**AVAILABLE DATA**
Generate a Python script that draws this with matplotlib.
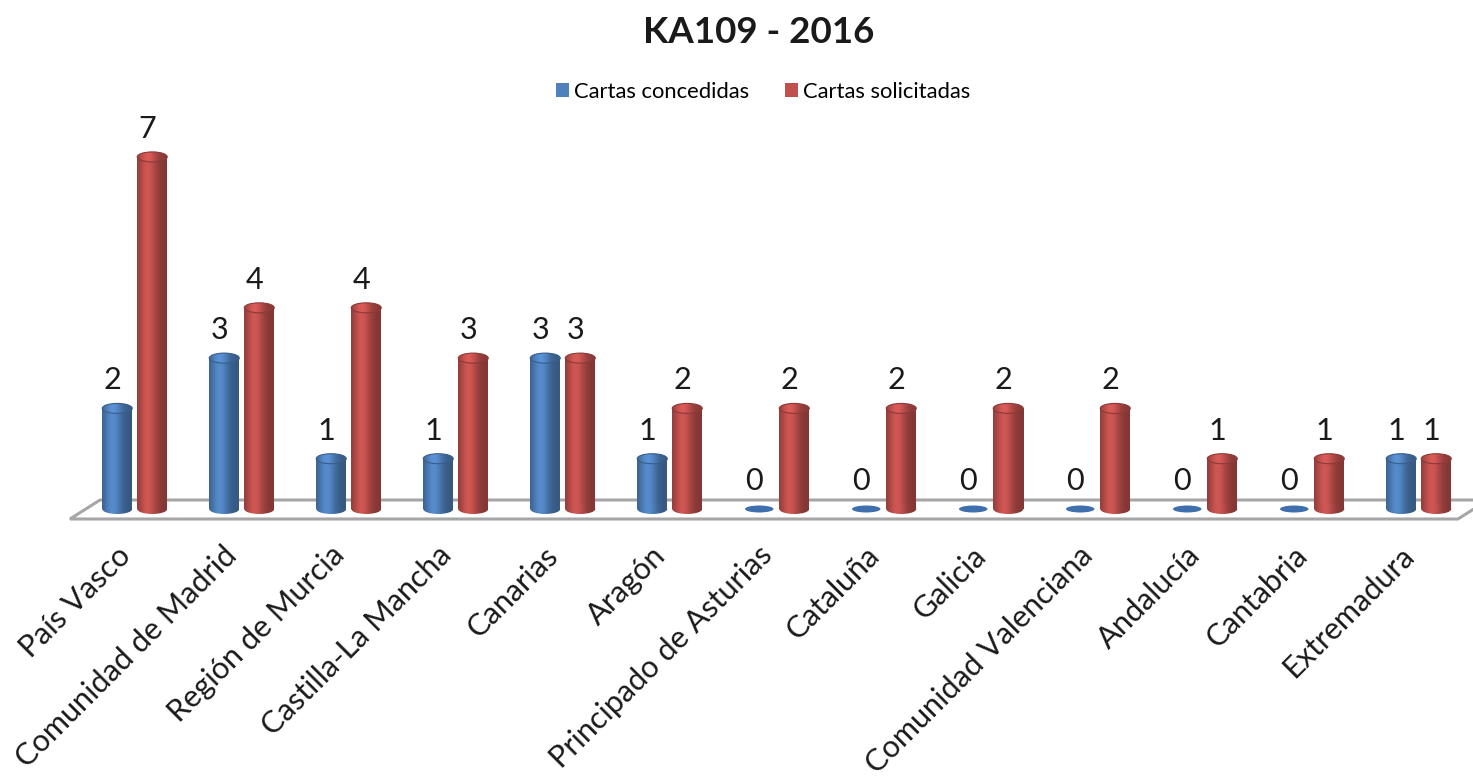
import numpy as np
import matplotlib
matplotlib.use("Agg")
import matplotlib.pyplot as plt
from matplotlib.patches import Ellipse, Patch, Polygon
from matplotlib.textpath import TextPath
from matplotlib.font_manager import FontProperties
from matplotlib.colors import to_rgb
import matplotlib.transforms as mtransforms

# ---------------- data ----------------
categories = ["País Vasco", "Comunidad de Madrid", "Región de Murcia",
              "Castilla-La Mancha", "Canarias", "Aragón",
              "Principado de Asturias", "Cataluña", "Galicia",
              "Comunidad Valenciana", "Andalucía", "Cantabria", "Extremadura"]
concedidas = [2, 3, 1, 1, 3, 1, 0, 0, 0, 0, 0, 0, 1]
solicitadas = [7, 4, 4, 3, 3, 2, 2, 2, 2, 2, 1, 1, 1]
series_names = ["Cartas concedidas", "Cartas solicitadas"]
title = "KA109 - 2016"

# ---------------- style / layout ----------------
W, H, DPI = 1473, 776, 100
FONT = "Lato"
BLUE = "#4F81BD"
RED = "#C0504D"
X0, DX = 134.75, 107.0      # px of first category centre, px per category
Y0, DY = 509.0, 50.3        # px of value 0, px per unit
AX_BOTTOM_PX = 530
BAR_W_PX = 30
OFF_PX = 17.5
ELL_PX = 10


def fit_width(text, target_px, weight="normal"):
    tp = TextPath((0, 0), text, size=100, prop=FontProperties(family=FONT, weight=weight))
    w = tp.get_extents().width
    return target_px * 100 * 72 / (w * DPI)


def fit_height(text, target_px, weight="normal"):
    tp = TextPath((0, 0), text, size=100, prop=FontProperties(family=FONT, weight=weight))
    h = tp.get_extents().height
    return target_px * 100 * 72 / (h * DPI)


tick_fs = fit_width("Comunidad de Madrid", 296)
label_fs = fit_height("7", 22)
title_fs = fit_width(title, 227, "bold")
legend_fs = fit_width("Cartas concedidas", 173)

plt.rcParams["font.family"] = [FONT, "DejaVu Sans"]

fig = plt.figure(figsize=(W / DPI, H / DPI), dpi=DPI)
ax = fig.add_axes([0, (H - AX_BOTTOM_PX) / H, 1, AX_BOTTOM_PX / H])
xlim = (-X0 / DX, (W - X0) / DX)
ylim = ((Y0 - AX_BOTTOM_PX) / DY, Y0 / DY)


def px2d(px, py):
    return ((px - X0) / DX, (Y0 - py) / DY)


# floor
floor_px = [(70, 519), (1458, 519), (1488, 500), (100, 500)]
floor = Polygon([px2d(*p) for p in floor_px], closed=True, facecolor="white",
                edgecolor="#a6a6a6", lw=2.2, zorder=1, clip_on=False)
ax.add_patch(floor)

bw = BAR_W_PX / DX
off = OFF_PX / DX
eh = ELL_PX / DY

t = np.linspace(0, 1, 64)
shade = 0.68 + 0.40 * np.exp(-((t - 0.36) / 0.30) ** 2)


def gradient(color, light=1.0):
    base = np.array(to_rgb(color))
    g = np.clip(base[None, :] * shade[:, None] * light, 0, 1)
    return g[None, :, :]


def cylinder(xc, v, color, z):
    grad = gradient(color)
    capgrad = gradient(color, 1.05)
    edge = tuple(np.array(to_rgb(color)) * 0.72)
    x_left, x_right = xc - bw / 2, xc + bw / 2
    if v > 0:
        rect = ax.bar(xc, v, width=bw, bottom=0, color="none", edgecolor="none", zorder=z)[0]
        im = ax.imshow(grad, extent=[x_left, x_right, 0, v], aspect="auto",
                       interpolation="bilinear", zorder=z)
        im.set_clip_path(rect)
        bot = Ellipse((xc, 0), bw, eh, facecolor="none", edgecolor="none", zorder=z)
        ax.add_patch(bot)
        im2 = ax.imshow(grad, extent=[x_left, x_right, -eh / 2, eh / 2], aspect="auto",
                        interpolation="bilinear", zorder=z)
        im2.set_clip_path(bot)
        top = Ellipse((xc, v), bw, eh, facecolor="none", edgecolor="none", zorder=z + 0.1)
        ax.add_patch(top)
        im3 = ax.imshow(capgrad, extent=[x_left, x_right, v - eh / 2, v + eh / 2], aspect="auto",
                        interpolation="bilinear", zorder=z + 0.1)
        im3.set_clip_path(top)
        ax.add_patch(Ellipse((xc, v), bw, eh, facecolor="none", edgecolor=edge,
                             lw=0.8, zorder=z + 0.2))
    else:
        ax.bar(xc, 0, width=bw, color="none", edgecolor="none", zorder=z)
        ax.add_patch(Ellipse((xc, 0), bw * 0.95, eh * 0.7, facecolor="#3f6fad",
                             edgecolor="none", zorder=z))
    ax.annotate(str(v), xy=(xc, v), xytext=(-5, ELL_PX / 2 + 14),
                textcoords="offset pixels", ha="center", va="baseline",
                fontsize=label_fs, color="#1a1a1a", zorder=z + 1)


for i in range(len(categories)):
    cylinder(i - off, concedidas[i], BLUE, 3)
    cylinder(i + off, solicitadas[i], RED, 3)

ax.set_xlim(*xlim)
ax.set_ylim(*ylim)
for s in ax.spines.values():
    s.set_visible(False)
ax.set_yticks([])
ax.set_xticks(range(len(categories)))
ax.set_xticklabels(categories, rotation=45, ha="right", rotation_mode="anchor",
                   fontsize=tick_fs, color="#1a1a1a")
ax.tick_params(axis="x", length=0, pad=11 * 72 / DPI)
shift = mtransforms.ScaledTranslation(-19 / DPI, 0, fig.dpi_scale_trans)
for lab in ax.get_xticklabels():
    lab.set_transform(lab.get_transform() + shift)
ax.patch.set_alpha(0)

fig.text(758.5 / W, 1 - 43 / H, title, ha="center", va="baseline",
         fontsize=title_fs, fontweight="bold", color="#1a1a1a")

fs_px = legend_fs * DPI / 72
handles = [Patch(facecolor=BLUE, edgecolor="none"), Patch(facecolor=RED, edgecolor="none")]
fig.legend(handles, series_names, loc="center", bbox_to_anchor=(763 / W, 1 - 92 / H),
           ncol=2, frameon=False, fontsize=legend_fs,
           handlelength=13 / fs_px, handleheight=13 / fs_px,
           handletextpad=5 / fs_px, columnspacing=36 / fs_px, borderpad=0, borderaxespad=0)

fig.savefig("out.png", dpi=DPI)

**PROBLEM TO SOLVE**
Transcribe the material exactly, and leave out whatever pictures it holds.

**EXPECTED OUTPUT**
Generate a Python script that draws this with matplotlib.
import numpy as np
import matplotlib
matplotlib.use("Agg")
import matplotlib.pyplot as plt
from matplotlib.patches import Ellipse, Patch, Polygon
from matplotlib.textpath import TextPath
from matplotlib.font_manager import FontProperties
from matplotlib.colors import to_rgb
import matplotlib.transforms as mtransforms

# ---------------- data ----------------
categories = ["País Vasco", "Comunidad de Madrid", "Región de Murcia",
              "Castilla-La Mancha", "Canarias", "Aragón",
              "Principado de Asturias", "Cataluña", "Galicia",
              "Comunidad Valenciana", "Andalucía", "Cantabria", "Extremadura"]
concedidas = [2, 3, 1, 1, 3, 1, 0, 0, 0, 0, 0, 0, 1]
solicitadas = [7, 4, 4, 3, 3, 2, 2, 2, 2, 2, 1, 1, 1]
series_names = ["Cartas concedidas", "Cartas solicitadas"]
title = "KA109 - 2016"

# ---------------- style / layout ----------------
W, H, DPI = 1473, 776, 100
FONT = "Lato"
BLUE = "#4F81BD"
RED = "#C0504D"
X0, DX = 134.75, 107.0      # px of first category centre, px per category
Y0, DY = 509.0, 50.3        # px of value 0, px per unit
AX_BOTTOM_PX = 530
BAR_W_PX = 30
OFF_PX = 17.5
ELL_PX = 10


def fit_width(text, target_px, weight="normal"):
    tp = TextPath((0, 0), text, size=100, prop=FontProperties(family=FONT, weight=weight))
    w = tp.get_extents().width
    return target_px * 100 * 72 / (w * DPI)


def fit_height(text, target_px, weight="normal"):
    tp = TextPath((0, 0), text, size=100, prop=FontProperties(family=FONT, weight=weight))
    h = tp.get_extents().height
    return target_px * 100 * 72 / (h * DPI)


tick_fs = fit_width("Comunidad de Madrid", 296)
label_fs = fit_height("7", 22)
title_fs = fit_width(title, 227, "bold")
legend_fs = fit_width("Cartas concedidas", 173)

plt.rcParams["font.family"] = [FONT, "DejaVu Sans"]

fig = plt.figure(figsize=(W / DPI, H / DPI), dpi=DPI)
ax = fig.add_axes([0, (H - AX_BOTTOM_PX) / H, 1, AX_BOTTOM_PX / H])
xlim = (-X0 / DX, (W - X0) / DX)
ylim = ((Y0 - AX_BOTTOM_PX) / DY, Y0 / DY)


def px2d(px, py):
    return ((px - X0) / DX, (Y0 - py) / DY)


# floor
floor_px = [(70, 519), (1458, 519), (1488, 500), (100, 500)]
floor = Polygon([px2d(*p) for p in floor_px], closed=True, facecolor="white",
                edgecolor="#a6a6a6", lw=2.2, zorder=1, clip_on=False)
ax.add_patch(floor)

bw = BAR_W_PX / DX
off = OFF_PX / DX
eh = ELL_PX / DY

t = np.linspace(0, 1, 64)
shade = 0.68 + 0.40 * np.exp(-((t - 0.36) / 0.30) ** 2)


def gradient(color, light=1.0):
    base = np.array(to_rgb(color))
    g = np.clip(base[None, :] * shade[:, None] * light, 0, 1)
    return g[None, :, :]


def cylinder(xc, v, color, z):
    grad = gradient(color)
    capgrad = gradient(color, 1.05)
    edge = tuple(np.array(to_rgb(color)) * 0.72)
    x_left, x_right = xc - bw / 2, xc + bw / 2
    if v > 0:
        rect = ax.bar(xc, v, width=bw, bottom=0, color="none", edgecolor="none", zorder=z)[0]
        im = ax.imshow(grad, extent=[x_left, x_right, 0, v], aspect="auto",
                       interpolation="bilinear", zorder=z)
        im.set_clip_path(rect)
        bot = Ellipse((xc, 0), bw, eh, facecolor="none", edgecolor="none", zorder=z)
        ax.add_patch(bot)
        im2 = ax.imshow(grad, extent=[x_left, x_right, -eh / 2, eh / 2], aspect="auto",
                        interpolation="bilinear", zorder=z)
        im2.set_clip_path(bot)
        top = Ellipse((xc, v), bw, eh, facecolor="none", edgecolor="none", zorder=z + 0.1)
        ax.add_patch(top)
        im3 = ax.imshow(capgrad, extent=[x_left, x_right, v - eh / 2, v + eh / 2], aspect="auto",
                        interpolation="bilinear", zorder=z + 0.1)
        im3.set_clip_path(top)
        ax.add_patch(Ellipse((xc, v), bw, eh, facecolor="none", edgecolor=edge,
                             lw=0.8, zorder=z + 0.2))
    else:
        ax.bar(xc, 0, width=bw, color="none", edgecolor="none", zorder=z)
        ax.add_patch(Ellipse((xc, 0), bw * 0.95, eh * 0.7, facecolor="#3f6fad",
                             edgecolor="none", zorder=z))
    ax.annotate(str(v), xy=(xc, v), xytext=(-5, ELL_PX / 2 + 14),
                textcoords="offset pixels", ha="center", va="baseline",
                fontsize=label_fs, color="#1a1a1a", zorder=z + 1)


for i in range(len(categories)):
    cylinder(i - off, concedidas[i], BLUE, 3)
    cylinder(i + off, solicitadas[i], RED, 3)

ax.set_xlim(*xlim)
ax.set_ylim(*ylim)
for s in ax.spines.values():
    s.set_visible(False)
ax.set_yticks([])
ax.set_xticks(range(len(categories)))
ax.set_xticklabels(categories, rotation=45, ha="right", rotation_mode="anchor",
                   fontsize=tick_fs, color="#1a1a1a")
ax.tick_params(axis="x", length=0, pad=11 * 72 / DPI)
shift = mtransforms.ScaledTranslation(-19 / DPI, 0, fig.dpi_scale_trans)
for lab in ax.get_xticklabels():
    lab.set_transform(lab.get_transform() + shift)
ax.patch.set_alpha(0)

fig.text(758.5 / W, 1 - 43 / H, title, ha="center", va="baseline",
         fontsize=title_fs, fontweight="bold", color="#1a1a1a")

fs_px = legend_fs * DPI / 72
handles = [Patch(facecolor=BLUE, edgecolor="none"), Patch(facecolor=RED, edgecolor="none")]
fig.legend(handles, series_names, loc="center", bbox_to_anchor=(763 / W, 1 - 92 / H),
           ncol=2, frameon=False, fontsize=legend_fs,
           handlelength=13 / fs_px, handleheight=13 / fs_px,
           handletextpad=5 / fs_px, columnspacing=36 / fs_px, borderpad=0, borderaxespad=0)

fig.savefig("out.png", dpi=DPI)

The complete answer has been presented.